Bukannya saya tidak percaya dengan keberadaan makhluk halus, bahkan sebaliknya, saya malah percaya bahwa makhluk-makhluk seperti itu memang ada. hanya saja yang saya sayangkan, cara dan kengototan kita untuk memburu dan menangkap eksistensinya hanya dengan mengandalkan alat-alat yang disebut “canggih” tersebut. Dan parahnya, keberadaan makhluk halus pun tak luput dari industri pertelevisian yang notabenenya hanya komersialisasi saja. kasihan dong para demitnya, bos-bos teve yang mengeruk keuntungan tetapi para demit hanya memble sambil cengengesan “ih...ih...ih..ih”.
Persolan lainnya adalah Malam Jum’at. Kenapa Malam Jum’at selalu dikaitkan dengan hal-hal yang berbau mistik? Seolah-olah munculnya demit kok hanya malam jum’at? Bahkan dulu sempat ada film dengan judul “Dendam Jum’at Kliwon”? Apakah Malam Jum’at benar-benar malam yang “wingit”?
Malam Jum’at merupakan malam dimana arwah-arwah orang yang meninggal “tilik” kepada ahli warisnya, begitu orang-orang di sekitar saya pernah bercerita. Arwah-arwah itu melihat bagaimana keadaan ahli warisnya yang kini ditinggalkan, apakah istri/suaminya menikah lagi atau tidak? Apakah harta peninggalannya digunakan dengan baik atau malah hanya untuk kemaksiatan? Apakah anak-cucunya masih setia mendokan atau tidak?
Berangkat dari kasus-kasus itu, perkiraan sementara saya, mengilhami dan berkembang menjadi cerita-cerita banyak mkhluk halus “pating sliwer”, hingga tanpa sengaja ada satu dua yang terlihat oleh manusia. kemudian berkembang pula dengan ritual sesaji atau “pancen” (menyediakan) makanan kesukaan orang yang meninggal. Karena ada anggapan kepulangan sang arwah ingin makan, seperti makanan orang yang masih hidup. Dalam perkembangan selanjutnya, ini berhubungan dengan ajaran Islam, karena orang mati tidak membutuhkan “makanan” dan yang diperlukan hanyalah doa, maka sesaji itu diganti dengan memanjatkan do’a secara bersama-sama.
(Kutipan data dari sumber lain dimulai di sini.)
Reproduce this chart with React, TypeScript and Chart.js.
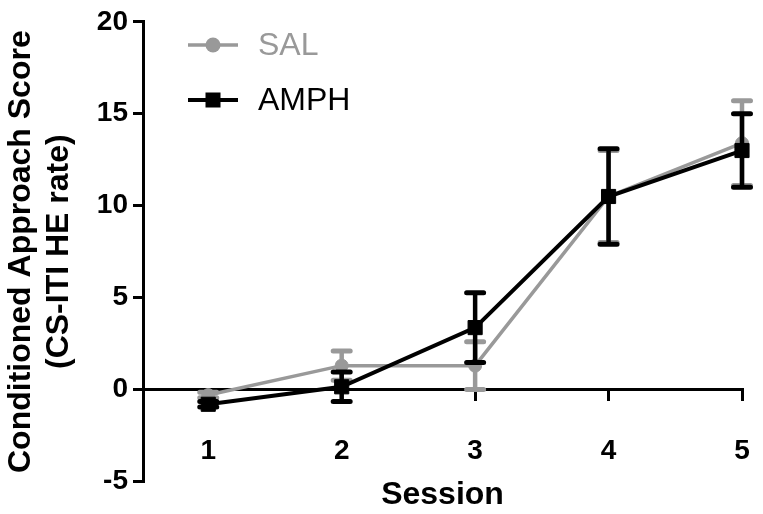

Bagi Umat Islam, Malam Jum’at/hari Jum’at merupakan “sayyidul ayyam”, tuannya hari-hari lain. malam jum’at merupakan hari dimana para malaikat pencatat amal melaoprkan hasil kerjanya kepada Allah. maka pada hari Kamisnya disunahkan berpuasa agar mempunyai husnul khotimah, “happy ending”. ada pula yang mengatakan bahwa membaca Surat Yasin pada Malam Jum’at, maka esoknya diampuni dosanya oleh Allah (coba lihat Kitab “Sirajul Tholibin, Juz II, hal. 306).
Demikianlah mengenai warna-warni Malam Jum’at. Tinggal kita mau mengambil yang mana: apa mau mengikuti keyakinan kalau hari Jum’at hanya malamnya jin-setan gentanyangan dengan resiko kita tak berkutik, diam di rumah terkukung ketakutan dan kalau anda tahu, semakin anda takut maka jin-setan dan konco-konconya akan semakin senang menggoda anda. Atau anda memilih mempercayai Malam Jum’at, memang malam dimana arwah pulang melihat ahli warisnya dan anda mengisi Malam Jum’at untuk mendoakan mereka, monggo. Atau juga anda tidak percaya dengan hal-hal yang demikian sama sekali, karena itu hanya tahayul, bid’ahisme, dan tinggalan budaya purba. Selanjutnya memilih jalan-jalan ke mall, kafe, nonton bareng atau yang lainnya...please mawon.